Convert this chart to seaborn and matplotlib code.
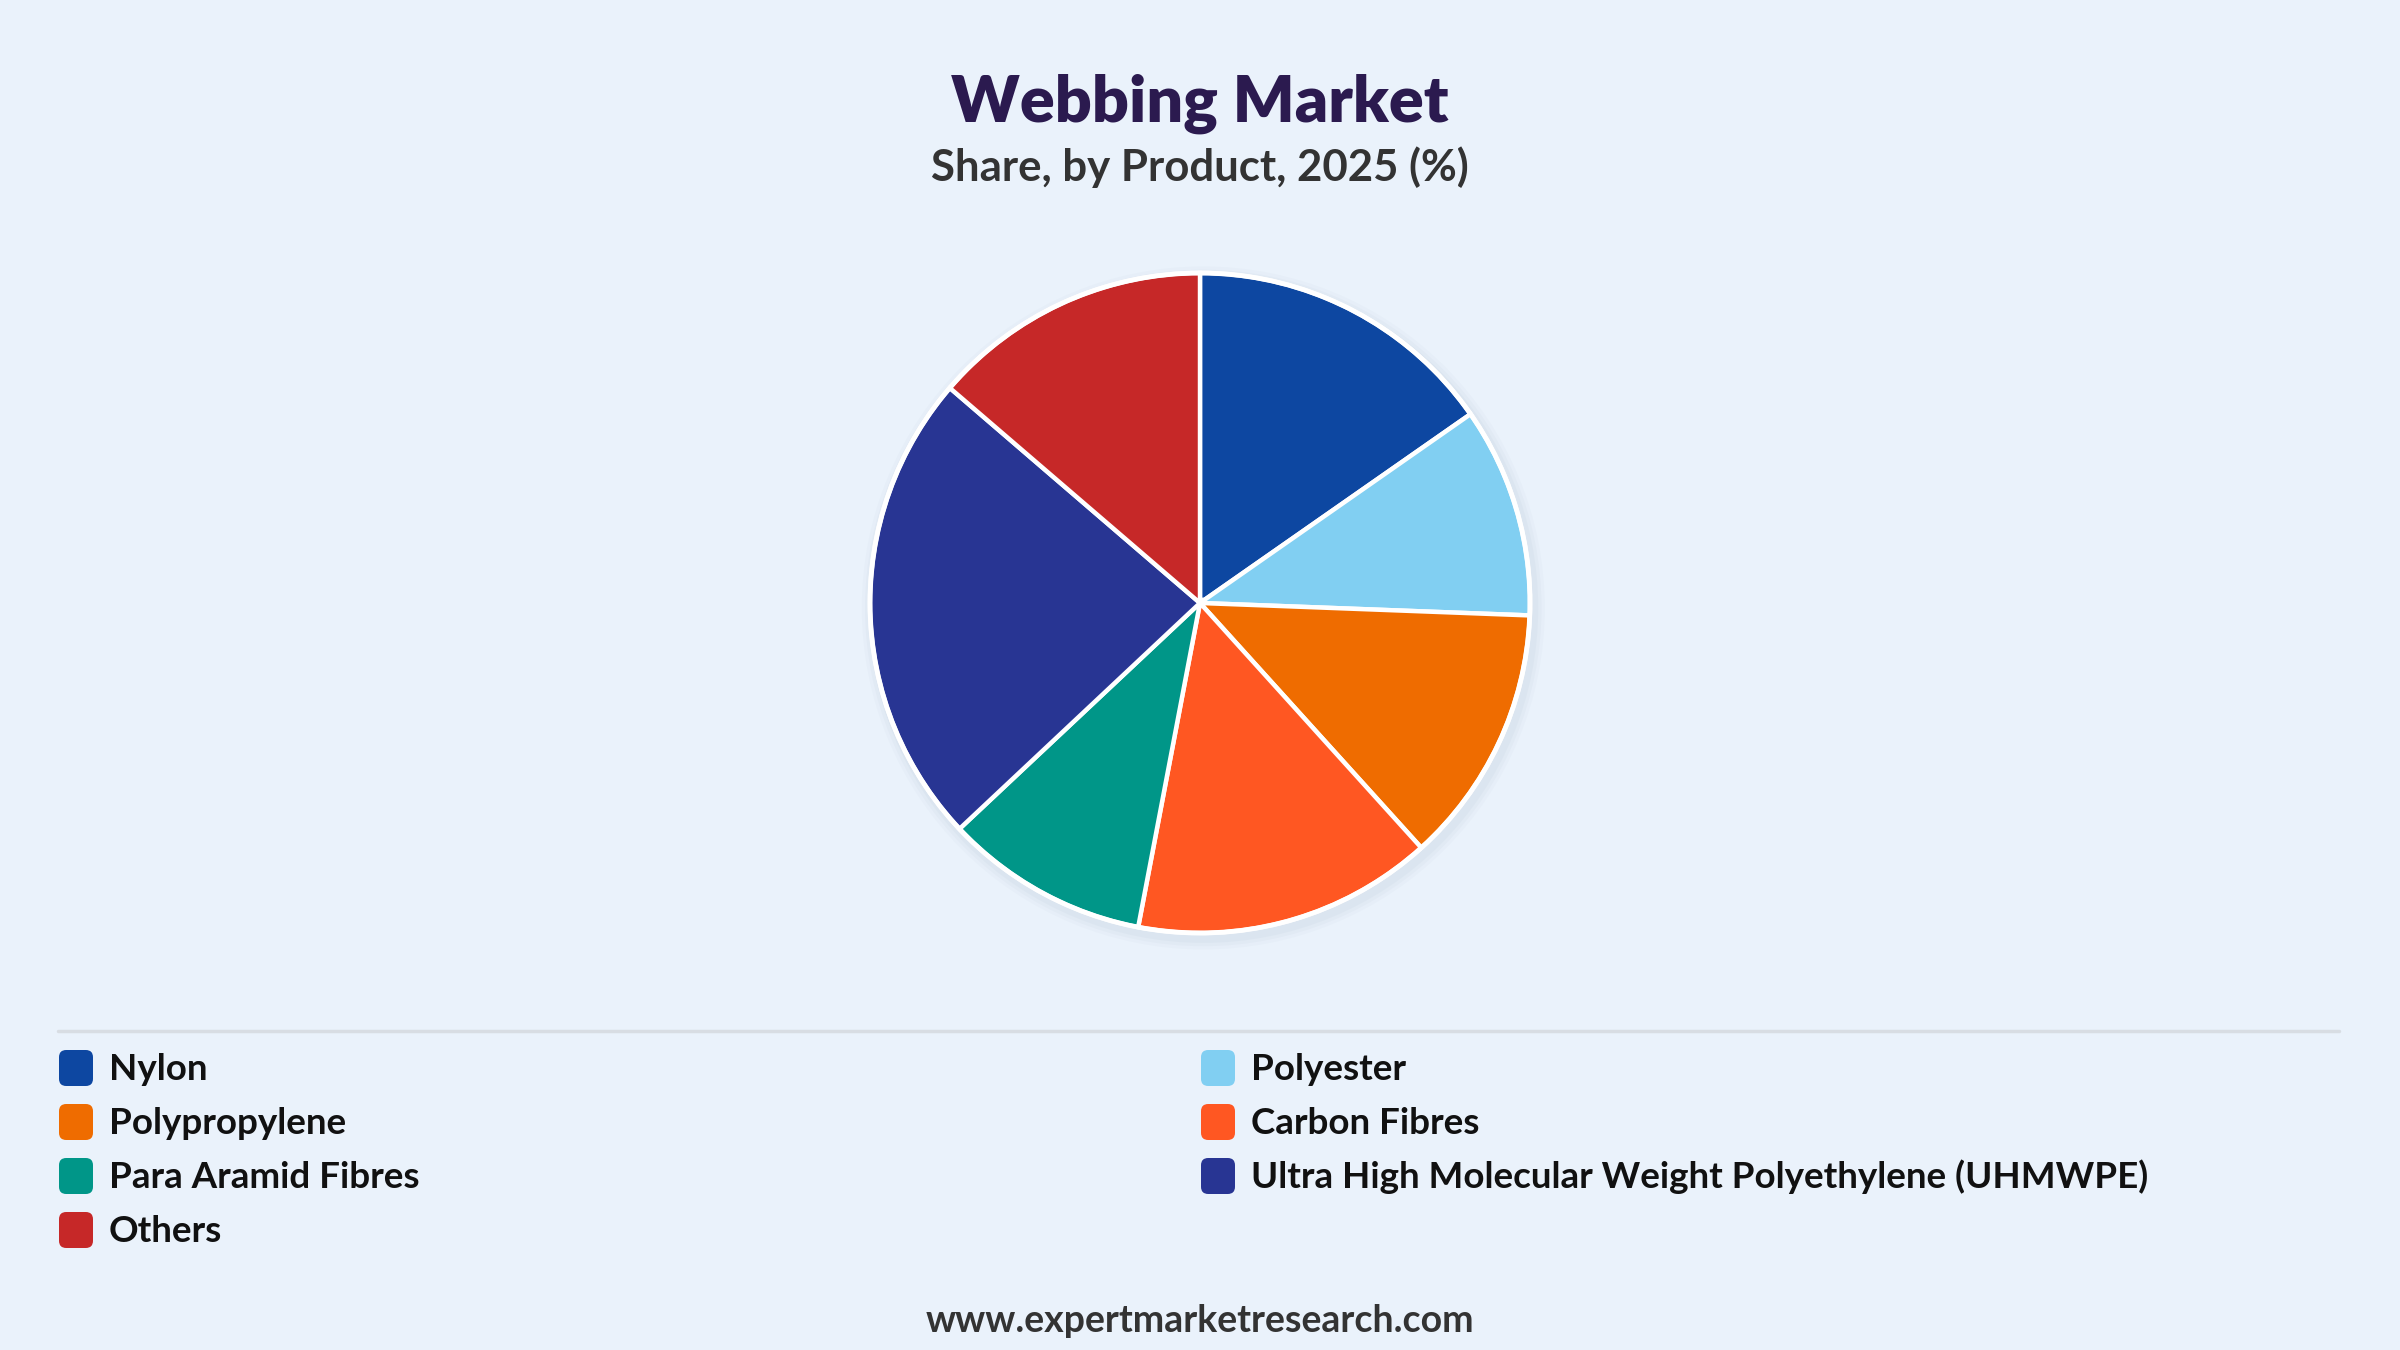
import matplotlib
matplotlib.use("Agg")
import matplotlib.pyplot as plt
import seaborn as sns
from matplotlib.patches import FancyBboxPatch, Circle
from matplotlib.lines import Line2D

# Data
products = ["Nylon", "Polyester", "Polypropylene", "Carbon Fibres",
            "Para Aramid Fibres", "Ultra High Molecular Weight Polyethylene (UHMWPE)",
            "Others"]
shares = [15.3, 10.3, 12.7, 14.7, 10.0, 23.3, 13.7]
colors = ["#0D47A1", "#81CFF2", "#EF6C00", "#FF5722", "#009688", "#283593", "#C62828"]

title = "Webbing Market"
subtitle = "Share, by Product, 2025 (%)"
footer = "www.expertmarketresearch.com"

BG = "#EAF2FB"
W, H = 2400, 1350

sns.set_theme(style="white")
plt.rcParams["font.family"] = ["Lato", "DejaVu Sans"]

fig = plt.figure(figsize=(24, 13.5), dpi=100, facecolor=BG)

# pie axes: centre (1200, 603) px, radius 330 px
cx, cy, r = 1200, 603, 330
pad = 1.06
ax = fig.add_axes([(cx - r * pad) / W, (H - cy - r * pad) / H,
                   2 * r * pad / W, 2 * r * pad / H])
ax.set_facecolor(BG)

# soft shadow behind the pie
for k, a in [(1.035, 0.04), (1.025, 0.05), (1.015, 0.06)]:
    ax.add_patch(Circle((0.01, -0.015), k, color="#8aa0b8", alpha=a, lw=0, zorder=0))

wedges, _ = ax.pie(shares, colors=colors, startangle=90, counterclock=False,
                   radius=1.0,
                   wedgeprops=dict(edgecolor="white", linewidth=3.2, zorder=2))
ax.add_patch(Circle((0, 0), 1.0, fill=False, ec="white", lw=3.5, zorder=3))
ax.set_xlim(-pad, pad)
ax.set_ylim(-pad, pad)
ax.set_aspect("equal")
ax.axis("off")

# titles
fig.text(0.5, 1 - 104 / H, title, ha="center", va="center", fontsize=46.5,
         fontweight="heavy", color="#2B1A4F")
fig.text(0.5, 1 - 167 / H, subtitle, ha="center", va="center", fontsize=31.5,
         fontweight="bold", color="#333333")

# separator line
fig.add_artist(Line2D([58 / W, 2339 / W], [1 - 1031 / H, 1 - 1031 / H],
                      color="#D8DDE3", lw=2.5))

# legend, two columns row-major
col_x = [58, 1200]
row_y = [1068, 1122, 1176, 1230]
for i, (name, c) in enumerate(zip(products, colors)):
    x0 = col_x[i % 2]
    y0 = row_y[i // 2]
    box = FancyBboxPatch(((x0 + 1) / W, 1 - (y0 + 18) / H), 34 / W, 36 / H,
                         boxstyle="round,pad=0,rounding_size=0.003",
                         transform=fig.transFigure, fc=c, ec="none",
                         mutation_aspect=W / H)
    fig.add_artist(box)
    fig.text((x0 + 51) / W, 1 - (y0 + 1) / H, name, ha="left", va="center",
             fontsize=26.5, fontweight="bold", color="#111111")

fig.text(0.5, 1 - 1321 / H, footer, ha="center", va="center", fontsize=27,
         fontweight="bold", color="#333333")

fig.savefig("out.png", dpi=100, facecolor=BG)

• [Given exercise] Leave out the pictures and retype every line above exactly.

• [Written answer]
Convert this chart to seaborn and matplotlib code.
import matplotlib
matplotlib.use("Agg")
import matplotlib.pyplot as plt
import seaborn as sns
from matplotlib.patches import FancyBboxPatch, Circle
from matplotlib.lines import Line2D

# Data
products = ["Nylon", "Polyester", "Polypropylene", "Carbon Fibres",
            "Para Aramid Fibres", "Ultra High Molecular Weight Polyethylene (UHMWPE)",
            "Others"]
shares = [15.3, 10.3, 12.7, 14.7, 10.0, 23.3, 13.7]
colors = ["#0D47A1", "#81CFF2", "#EF6C00", "#FF5722", "#009688", "#283593", "#C62828"]

title = "Webbing Market"
subtitle = "Share, by Product, 2025 (%)"
footer = "www.expertmarketresearch.com"

BG = "#EAF2FB"
W, H = 2400, 1350

sns.set_theme(style="white")
plt.rcParams["font.family"] = ["Lato", "DejaVu Sans"]

fig = plt.figure(figsize=(24, 13.5), dpi=100, facecolor=BG)

# pie axes: centre (1200, 603) px, radius 330 px
cx, cy, r = 1200, 603, 330
pad = 1.06
ax = fig.add_axes([(cx - r * pad) / W, (H - cy - r * pad) / H,
                   2 * r * pad / W, 2 * r * pad / H])
ax.set_facecolor(BG)

# soft shadow behind the pie
for k, a in [(1.035, 0.04), (1.025, 0.05), (1.015, 0.06)]:
    ax.add_patch(Circle((0.01, -0.015), k, color="#8aa0b8", alpha=a, lw=0, zorder=0))

wedges, _ = ax.pie(shares, colors=colors, startangle=90, counterclock=False,
                   radius=1.0,
                   wedgeprops=dict(edgecolor="white", linewidth=3.2, zorder=2))
ax.add_patch(Circle((0, 0), 1.0, fill=False, ec="white", lw=3.5, zorder=3))
ax.set_xlim(-pad, pad)
ax.set_ylim(-pad, pad)
ax.set_aspect("equal")
ax.axis("off")

# titles
fig.text(0.5, 1 - 104 / H, title, ha="center", va="center", fontsize=46.5,
         fontweight="heavy", color="#2B1A4F")
fig.text(0.5, 1 - 167 / H, subtitle, ha="center", va="center", fontsize=31.5,
         fontweight="bold", color="#333333")

# separator line
fig.add_artist(Line2D([58 / W, 2339 / W], [1 - 1031 / H, 1 - 1031 / H],
                      color="#D8DDE3", lw=2.5))

# legend, two columns row-major
col_x = [58, 1200]
row_y = [1068, 1122, 1176, 1230]
for i, (name, c) in enumerate(zip(products, colors)):
    x0 = col_x[i % 2]
    y0 = row_y[i // 2]
    box = FancyBboxPatch(((x0 + 1) / W, 1 - (y0 + 18) / H), 34 / W, 36 / H,
                         boxstyle="round,pad=0,rounding_size=0.003",
                         transform=fig.transFigure, fc=c, ec="none",
                         mutation_aspect=W / H)
    fig.add_artist(box)
    fig.text((x0 + 51) / W, 1 - (y0 + 1) / H, name, ha="left", va="center",
             fontsize=26.5, fontweight="bold", color="#111111")

fig.text(0.5, 1 - 1321 / H, footer, ha="center", va="center", fontsize=27,
         fontweight="bold", color="#333333")

fig.savefig("out.png", dpi=100, facecolor=BG)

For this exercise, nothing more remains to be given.